[Python-bugs-list] [ python-Bugs-535285 ] urllib, fragment identifiers and 404s

Wed, 27 Mar 2002 01:05:46 -0800

Bugs item #535285, was opened at 2002-03-26 17:00
You can respond by visiting: 
http://sourceforge.net/tracker/?func=detail&atid=105470&aid=535285&group_id=5470

Category: Python Library
Group: Not a Bug
Status: Closed
Resolution: Invalid
Priority: 5
Submitted By: Tadgh O'Leary (tadgher)
Assigned to: Nobody/Anonymous (nobody)
Summary: urllib, fragment identifiers and 404s

Initial Comment:
URLOpener raises a 404 IOError accessing a non-existent fragment 
identifier on certain web servers (in fact, all that I've tested, 
except Apache).

I couldn't find any user-agent guidelines, but 
every user-agent I've tested returns the document with a 200 
response code (including lynx).

To repeat:
Python 2.2 (#1, 
Jan 18 2002, 09:22:45) 
[GCC 2.95.3 20010315 (release) 
[FreeBSD]] on freebsd4
Type "help", "copyright", "credits" or 
"license" for more information.
>>> import urllib
>>> 
urllib.URLopener().open('http://www.apache.org/#fake')
<addinfourl 
at 136169196 whose fp = <open file '<socket>', mode 'rb' at 
0x81e7480>>
>>> 
urllib.URLopener().open('http://www.microsoft.com/#fake')
Traceback 
(most recent call last):
(snipped)
>>> 
urllib.URLopener().open('http://www.sun.com/#fake')
Traceback 
(most recent call last):
(snipped)
>>> 
urllib.URLopener().open('http://www.zeus.com/#fake')
Traceback 
(most recent call 
last):
(snipped)
urllib.URLopener().open('http://www.lotus.com/#fake')
Traceback 
(most recent call last):
(snipped)

----------------------------------------------------------------------

>Comment By: Tadgh O'Leary (tadgher)
Date: 2002-03-27 09:05

Message:
Logged In: YES 
user_id=497284

>the way it works for all web browsers is that the URL >without the fragment 
identifier is used to retrieve the >document
Fair enough. I would have 
seen urllib in the role of "web browser" in this situation, though

>In 
other words, you are not supposed to send it to the >server.

The 
problem here is that URLopener is sending the fragment identifier.

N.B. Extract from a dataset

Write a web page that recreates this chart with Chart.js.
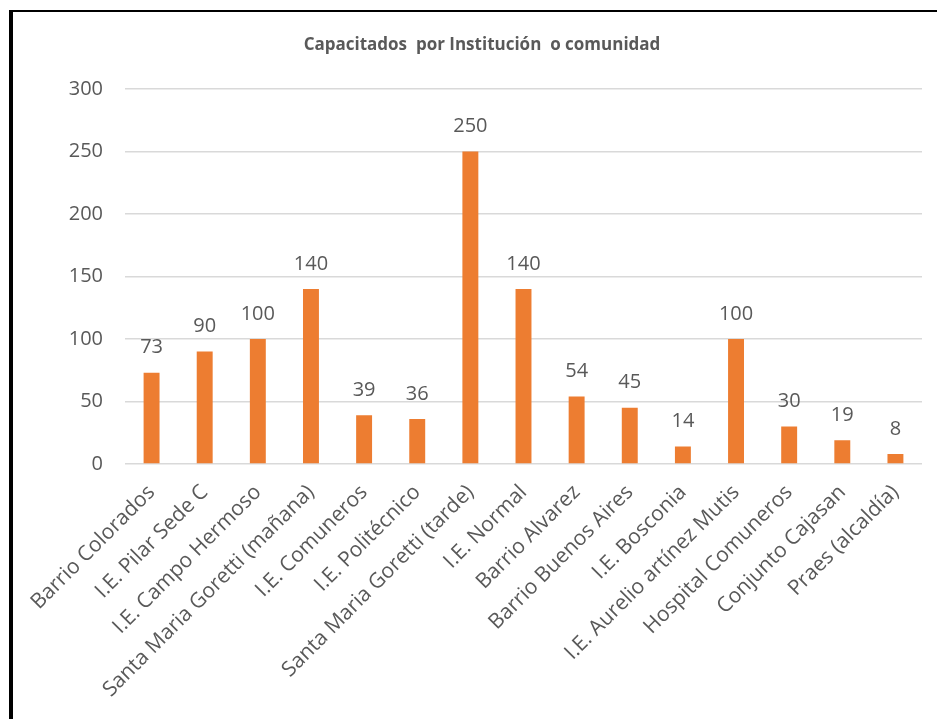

If the 
fix is that the user should *always* remove it, then why not let the module 
do the work?

I would have thought most users would expect urllib to 
behave as other user-agents do.

----------------------------------------------------------------------

Comment By: Sjoerd Mullender (sjoerd)
Date: 2002-03-26 20:35

Message:
Logged In: YES 
user_id=43607

The fragment identifier is for "local consumption" only: the way it works for all web browsers is that the URL without 
the fragment identifier is used to retrieve the document, and the identifier is then used to position the browser to the 
correct position in the document.  In other words, you are not supposed to send it to the server.

See section 4.1 of RFC 2396 (http://www.ietf.org/rfc/rfc2396.txt) which is the current specification.

I'd say, this is "Not a bug", and so I close this bug report.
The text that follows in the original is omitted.